EXERCISE INSTRUCTIONS
Up to and including the line with "from bokeh.resources import INLINE", write out the listing from its first line, minus the pictures.

━━ SOURCE DATA ━━

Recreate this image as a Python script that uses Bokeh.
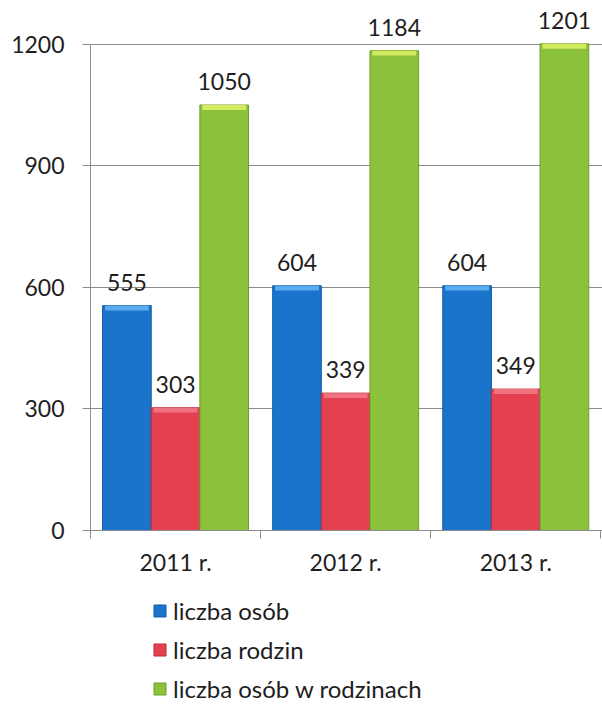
from bokeh.plotting import figure
from bokeh.layouts import column
from bokeh.models import Range1d, FixedTicker, Legend, LegendItem, ColumnDataSource
from bokeh.core.properties import value
from bokeh.transform import dodge
from bokeh.embed import file_html
from bokeh.resources import INLINE

# ---- data ----
years = ["2011 r.", "2012 r.", "2013 r."]
liczba_osob = [555, 604, 604]
liczba_rodzin = [303, 339, 349]
liczba_osob_w_rodzinach = [1050, 1184, 1201]
series_names = ["liczba osób", "liczba rodzin", "liczba osób w rodzinach"]
y_ticks = [0, 300, 600, 900, 1200]

# ---- styles ----
FONT = "Lato"
FS = "23px"
TXT = "#1e1e1e"
GRID = "#8c8c8c"
fills = ["#1a74cc", "#e5404f", "#8cc13c"]
tops = ["#62b2f2", "#f27886", "#d9ef63"]
edges = ["#0f5ca8", "#b52d3b", "#6f9d2b"]
BW = 0.286

idx = [i + 0.5 for i in range(len(years))]
src = ColumnDataSource(dict(
    x=idx, years=years,
    s0=liczba_osob, s1=liczba_rodzin, s2=liczba_osob_w_rodzinach,
    t0=[str(v) for v in liczba_osob],
    t1=[str(v) for v in liczba_rodzin],
    t2=[str(v) for v in liczba_osob_w_rodzinach],
    h0=[v - 12 for v in liczba_osob],
    h1=[v - 12 for v in liczba_rodzin],
    h2=[v - 12 for v in liczba_osob_w_rodzinach],
))

p = figure(width=602, height=590, output_backend="svg", toolbar_location=None,
           x_range=Range1d(0, 3.01), y_range=Range1d(0, 1308),
           min_border_left=90, min_border_right=0, min_border_top=0,
           min_border_bottom=60)
p.outline_line_color = None
p.background_fill_color = "white"
p.border_fill_color = "white"

p.xgrid.visible = False
p.ygrid.ticker = FixedTicker(ticks=y_ticks)
p.ygrid.grid_line_color = GRID
p.ygrid.grid_line_width = 1

# y axis
ya = p.yaxis[0]
ya.ticker = FixedTicker(ticks=y_ticks)
ya.bounds = (0, 1200)
ya.axis_line_color = GRID
ya.major_tick_line_color = GRID
ya.major_tick_out = 8
ya.major_tick_in = 0
ya.minor_tick_out = 0
ya.minor_tick_in = 0
ya.major_label_standoff = 18
ya.major_label_text_font = FONT
ya.major_label_text_font_size = FS
ya.major_label_text_color = TXT

# x axis
xa = p.xaxis[0]
xa.ticker = FixedTicker(ticks=idx, minor_ticks=[0, 1, 2, 3])
xa.major_label_overrides = {v: y for v, y in zip(idx, years)}
xa.axis_line_color = GRID
xa.major_tick_out = 0
xa.major_tick_in = 0
xa.minor_tick_out = 8
xa.minor_tick_in = 0
xa.minor_tick_line_color = GRID
xa.major_label_standoff = 9
xa.major_label_text_font = FONT
xa.major_label_text_font_size = FS
xa.major_label_text_color = TXT

offsets = [-BW, 0, BW]
for k in range(3):
    p.vbar(x=dodge("x", offsets[k], range=p.x_range), top="s%d" % k, bottom=0,
           width=BW, source=src, fill_color=fills[k], line_color=edges[k], line_width=1)
    p.vbar(x=dodge("x", offsets[k], range=p.x_range), top="s%d" % k, bottom="h%d" % k,
           width=BW * 0.9, source=src, fill_color=tops[k], line_color=None, fill_alpha=0.9)
    p.text(x=dodge("x", offsets[k], range=p.x_range), y="s%d" % k, text="t%d" % k, source=src,
           text_align="center", text_baseline="bottom", y_offset=-15,
           text_font=value(FONT), text_font_size=FS, text_color=TXT)

# ---- legend strip ----
p2 = figure(width=602, height=114, output_backend="svg", toolbar_location=None,
            x_range=Range1d(0, 1), y_range=Range1d(0, 1),
            x_axis_location=None, y_axis_location=None,
            min_border_left=0, min_border_right=0, min_border_top=0, min_border_bottom=0)
p2.outline_line_color = None
p2.grid.visible = False
# legend-only glyphs, placed outside the visible range
leg_src = ColumnDataSource(dict(x=[-5], top=[0]))
leg_r = [p2.vbar(x="x", top="top", width=0.1, source=leg_src,
                 fill_color=fills[k], line_color=edges[k]) for k in range(3)]
legend = Legend(items=[LegendItem(label=series_names[k], renderers=[leg_r[k]]) for k in range(3)],
                location=(62, 1), orientation="vertical",
                glyph_width=15, glyph_height=15, label_standoff=6,
                label_height=26, spacing=10, padding=0, margin=0,
                border_line_color=None, background_fill_alpha=0,
                label_text_font=FONT, label_text_font_size="24px", label_text_color=TXT)
p2.add_layout(legend, "center")

open("out.html", "w").write(file_html(column(p, p2, spacing=0), INLINE))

━━━

RESULT OF THE EXERCISE
Recreate this image as a Python script that uses Bokeh.
from bokeh.plotting import figure
from bokeh.layouts import column
from bokeh.models import Range1d, FixedTicker, Legend, LegendItem, ColumnDataSource
from bokeh.core.properties import value
from bokeh.transform import dodge
from bokeh.embed import file_html
from bokeh.resources import INLINE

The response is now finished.